The blind restoration results of the lesion human retinal OCT image are shown in Fig.8.Fig.8a shows the original image.The diseased tissue is covered by noise, and the structure edge is blurred. Fig.8b shows the pre-processed image.Some of the noise is filtered out, and the edge of the structure is adequately retained.Fig.8c shows the result of the NAS-RIF. The image energy loss is severe, and the structure of the lesion is unclear, which would affect the diagnosis of the lesion. Fig.8d shows the result of the space-adaptive and regularization NAS-RIF.Compared with the NAS-RIF, the noise is suppressed, and the retinal edges are clear.
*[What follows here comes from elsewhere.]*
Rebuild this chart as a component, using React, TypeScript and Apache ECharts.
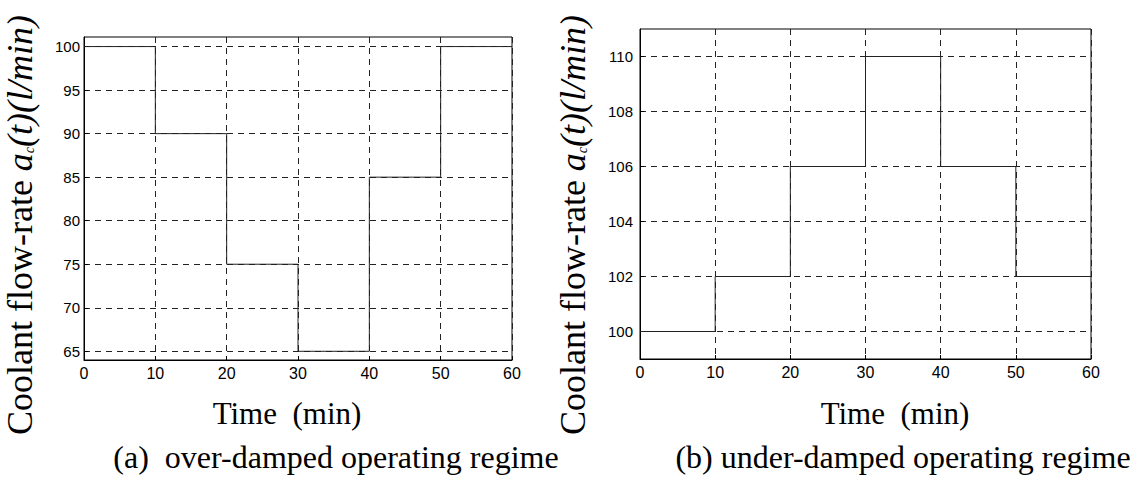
import React, { useEffect, useRef } from "react";
import * as echarts from "echarts";

// Coolant flow-rate set-point schedules (l/min), piecewise constant over 10-minute intervals
const timeMin = [0, 10, 20, 30, 40, 50, 60];
const overDamped = [100, 90, 75, 65, 85, 100, 100];
const underDamped = [100, 102, 106, 110, 106, 102, 102];

const timeTicks = [0, 10, 20, 30, 40, 50, 60];
const overTicks = [65, 70, 75, 80, 85, 90, 95, 100];
const underTicks = [100, 102, 104, 106, 108, 110];

const xTitle = "Time  (min)";
const captionA = "(a)  over-damped operating regime";
const captionB = "(b) under-damped operating regime";

const SERIF = "'Liberation Serif', 'Times New Roman', serif";
const SANS = "'Liberation Sans', Arial, sans-serif";

function pairs(xs: number[], ys: number[]) {
  return xs.map((x, i) => [x, ys[i]]);
}

function xAxisFor(gridIndex: number) {
  return {
    type: "value",
    gridIndex,
    min: 0,
    max: 60,
    axisLine: { show: true, lineStyle: { color: "#000", width: 1 } },
    axisTick: { show: true, inside: true, length: 4, customValues: timeTicks, lineStyle: { color: "#000" } },
    axisLabel: { customValues: timeTicks, color: "#000", fontFamily: SANS, fontSize: 16, margin: 5 },
    splitLine: { show: true, lineStyle: { color: "#222", width: 1, type: [6, 5] } },
  };
}

function yAxisFor(gridIndex: number, min: number, max: number, ticks: number[], margin: number) {
  return {
    type: "value",
    gridIndex,
    min,
    max,
    axisLine: { show: true, lineStyle: { color: "#000", width: 1 } },
    axisTick: { show: true, inside: true, length: 4, customValues: ticks, lineStyle: { color: "#000" } },
    axisLabel: { customValues: ticks, color: "#000", fontFamily: SANS, fontSize: 15, margin },
    splitLine: { show: true, lineStyle: { color: "#222", width: 1, type: [6, 5] } },
  };
}

function yTitle(cx: number, cy: number) {
  return {
    type: "text",
    x: cx,
    y: cy,
    rotation: Math.PI / 2,
    style: {
      text: "{n|Coolant flow-rate }{i|a}{s|c}{i|(t)(l/min)}",
      align: "center",
      verticalAlign: "middle",
      fill: "#000",
      rich: {
        n: { fontFamily: SERIF, fontSize: 36, fill: "#000" },
        i: { fontFamily: SERIF, fontSize: 36, fontStyle: "italic", fill: "#000" },
        s: { fontFamily: SERIF, fontSize: 14, fontStyle: "italic", fill: "#000", padding: [18, 0, 0, 0] },
      },
    },
  };
}

function plainText(x: number, y: number, text: string, size: number) {
  return {
    type: "text",
    x,
    y,
    style: {
      text,
      align: "center",
      verticalAlign: "middle",
      fill: "#000",
      fontFamily: SERIF,
      fontSize: size,
    },
  };
}

export default function App() {
  const ref = useRef<HTMLDivElement>(null);

  useEffect(() => {
    if (!ref.current) return;
    const chart = echarts.init(ref.current, undefined, { renderer: "svg" });
    chart.setOption({
      animation: false,
      backgroundColor: "#fff",
      grid: [
        { left: 84, top: 37, width: 428, height: 323, show: true, borderColor: "#000", borderWidth: 1, backgroundColor: "transparent" },
        { left: 640, top: 29, width: 451, height: 330, show: true, borderColor: "#000", borderWidth: 1, backgroundColor: "transparent" },
      ],
      xAxis: [xAxisFor(0), xAxisFor(1)],
      yAxis: [yAxisFor(0, 64, 101.1, overTicks, 4), yAxisFor(1, 99, 111, underTicks, 7)],
      series: [
        {
          type: "line",
          xAxisIndex: 0,
          yAxisIndex: 0,
          step: "end",
          symbol: "none",
          data: pairs(timeMin, overDamped),
          lineStyle: { color: "#222", width: 1 },
        },
        {
          type: "line",
          xAxisIndex: 1,
          yAxisIndex: 1,
          step: "end",
          symbol: "none",
          data: pairs(timeMin, underDamped),
          lineStyle: { color: "#222", width: 1 },
        },
      ],
      graphic: [
        yTitle(20, 225),
        yTitle(573, 225),
        plainText(287, 413, xTitle, 31),
        plainText(895, 413, xTitle, 31),
        plainText(336, 457, captionA, 32),
        plainText(903, 457, captionB, 32),
      ],
    });
    return () => chart.dispose();
  }, []);

  return (
    <div
      ref={ref}
      style={{ position: "fixed", left: 0, top: 0, width: 1139, height: 491, background: "#fff" }}
    />
  );
}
However,image energy loss occurred, and noise suppression is limited. Additionally, the clarity of the diseased tissue structure is poor. Fig.8e presents the result of the proposed algorithm. As shown in the figure, the noise and energy attenuation are suppressed. The edge of the diseased tissue structure is clear. The lesion structure is clear and prominent owing to the smoothing ability of ATVR. The evaluation metrics are compared in Tab.3. The SNR, CNR, and ENL are significantly improved for the proposed algorithm compared with those of the other two algorithms.Thus, the effectiveness of the proposed algorithm for the restoration of noisy OCT images is validated. The noise in the OCT image is suppressed. Additionally, the edge and the detailed information of the OCT image are preserved, and the blind OCT image restoration is realized.

Tab. 1 Comparison of orange tissue OCT image restoration evaluation metrics

Tab. 2 Comparison of human retinal OCT image restoration evaluation metrics

Tab. 3 Comparison of lesioned human retinal OCT image restoration evaluation metrics

5 Conclusion

To address the problems of low noise robustness and loss of target details in the OCT image for the blind OCT image restoration using the NAS-RIF method, an ATVR based NAS-RIF blind restoration method is proposed to enhance the quality of OCT image. The noise in the OCT image is partially filtered via GNLDF, and the Poisson-distribution-based minimum error thresholding is used to estimate the support of the OCT image. Finally, based on ATVR, the NAS-RIF blind restoration method is presented for the blind OCT image restoration. Experimental results demonstrated that the proposed method retains the details in the OCT image and enhance the SNR of the OCT image. Thus, the method can achieve blind OCT image restoration with high noise robustness.